BOT dreams drag infra companies like HCC, IVRCL, Gammon into debt trap on day true story
MUMBAI/HYDERABAD: Pushed to the wall with a huge debt pile, Hindustan Construction Company (HCC) has urged lenders to restructure its loans even as it scurries to organise cash by selling non-core assets. The Ajit Gulabchand-led engineering company is just one of a clutch of Indian infrastructure developers whose ambitions of owning BOT (build, operate and transfer) assets-primarily road & highway projects-have backfired on their flagship business of EPC (engineering, procurement and construction).
Whilst HCC's bread and butter has already been thrown out of kilter by mounting debt, other stars of yesterday in the infrastructure space like IVRCL, Nagarjuna Construction Company (NCC) and Gammon Infrastructure also have similar problems, although they may not be as severe as those of HCC.Five to seven years ago, these EPC firms strode into the BOT space, lured by returns that can be as high as 100% compared to a mere 10% for an EPC contract. But high returns, as in this case, often come with high, if not higher, risks.
"EPC companies became debt-heavy in their quest to become BOT asset owners," says Vinayak Chatterjee, chairman of Feedback Infrastructure, a Delhi-based infrastructure services company. The debt component can be as high as 70% of the project cost. Slow execution of projects, a dwindling order book and high interest rates have aggravated their woes, adds Nitin Arora, a research analyst with city-based Angel Broking. The long-gestation nature of such projects increases the risk - BOT road developers typically breakeven in the four to five years, with toll collection their sole revenue stream.
"The horizon of returns is much further than in the EPC business," says Pawan Agrawal, senior director, CRISIL Ratings. Also, the developer bears project-related risks like regulatory clearances, attaining financial closure, and cost and time overruns. An EPC contractor is not exposed to such risks to the same degree, explains Agrawal.
HCC is a classical example of how an engineering company gets hit by BOT projects. HCC Concessions, the wholly-owned subsidiary that builds roads on a BOT basis, has six such projects that will require a total investment of Rs 5,500 crore. HCC's contribution in the form of equity will be Rs 1,047 crore while the rest will come by way of bank loans.

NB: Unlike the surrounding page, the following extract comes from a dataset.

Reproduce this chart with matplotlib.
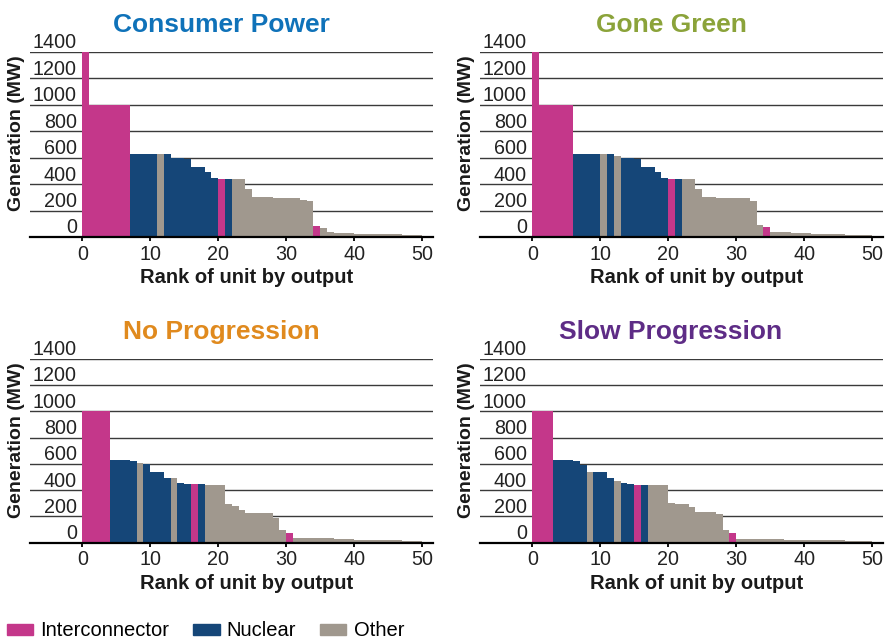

Three of these six projects are complete. A large portion of HCC's consolidated debt, which stands at Rs 7,382 crore, four and a half times its equity base as on 31 March 201-is courtesy of its BOT projects. Other than the BOT burden, HCC's hill city company Lavasa has an outstanding debt component of Rs 3,300 crore. Two of the three completed BOT road projects are in the red, as per HCC's annual report. An HCC spokesperson declined to comment on the matter.
"HCC needs to repay loans of at least Rs 1,000 crore to breathe easier," says Angel's Arora. Understandably, that's not easy. It's willing to sell a 26% stake in its corporate headquarters, says an official of a lender bank, not wanting to be named. If the deal goes through, it could fetch Rs 300 crore, points out Arora.
The other EPC-to-BOT players have troubles - not too dissimilar - of their own. On April 2, rating agency Fitch downgraded IVRCL's short-term facilities because of doubts about whether the merger of the BOT arm-IVRCL Assets & Holdings (IVRCL A&H)-would lead to an increase in net leverage. IVRCL, which is sitting on a consolidated debt of Rs 4,000 crore, is looking at raising at least Rs 1,000 crore by selling three of its BOT projects. The company had said some months ago that it was open to selling all its infrastructure assets, which included eight projects (both completed and under construction) and five other BOT assets like desalination, sewage treatment, tankages, car-parking and truck-terminal projects.